Fri Jul 22 15:58:30 CEST 2011

On Jul 22, 2011, at 7:03 AM, Jesper Louis Andersen wrote:

> On Fri, Jul 22, 2011 at 11:45, Andy W. Song <wsongcn@REDACTED> wrote:
> 
>> I did some unit test on my code and felt that it's slow (it can process
>> about  24M byte/s) on a virtual machine. HiPE can double the performance but
>> still not quite enough. So I wrote an NIF to handle this. The speed is about
>> 10~15x faster. Not only that, I feel that the C code is easier to write.
> 
> Blindly unrolling the Key a bit gives a factor of 3 speedup:
> <snip>
> Now it is 5 times faster, same result. The NIF-advantage is now a
> factor of 2-3. That is in the ballpark I would expect it to be. You
> are doing many more reallocations with the above solution. Then the C
> NIF version.
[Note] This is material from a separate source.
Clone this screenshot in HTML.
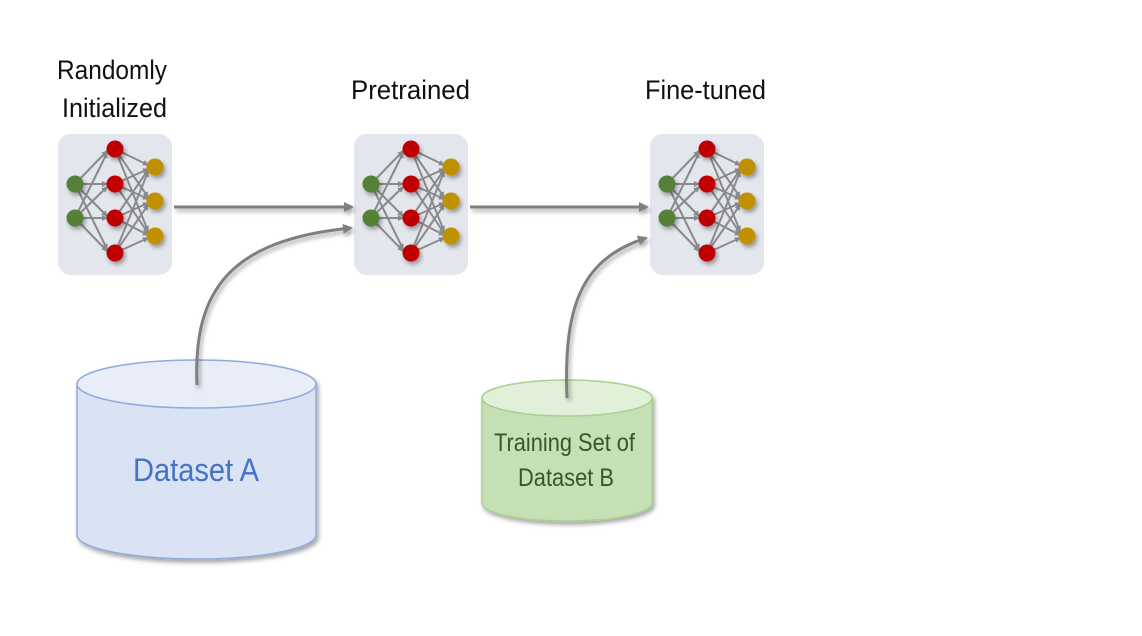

What happens if we tune it some more? Lets do runs of
> 8192 bits at a time...
> 
> 9 times faster compared to the original here! I expect our speed will
> converge to that of C if we turn it up even more and get the amount of
> allocation/realloc/concatenation down.

Just for fun, I did a test with a version of mask based on binary comprehensions. Here's the code:

mask1(Key, Data) ->
    S = size(Data) div 4 * 4,
    <<D1:S/binary, T1/binary>> = Data,
    D2 = << <<(X bxor Key):32>> || <<X:32>> <= D1 >>,
    T2 = handle_tail(T1, <<Key:32>>),
    <<D2/binary, T2/binary>>.

handle_tail(<<A:24>>, <<K:24, _:8>>) -> <<(A bxor K):24>>;
handle_tail(<<A:16>>, <<K:16, _:16>>) -> <<(A bxor K):16>>;
handle_tail(<<A:8>>, <<K:8, _:24>>) -> <<(A bxor K):8>>;
handle_tail(<<>>, _) -> <<>>.

The speed gain is disappointingly small, it shaves roughly 40% of Andy's original times.
I suspect that's because the comprehension is just syntactic sugar on top of recursive loops.

Anyway, just thought I'd share the results :)

Mihai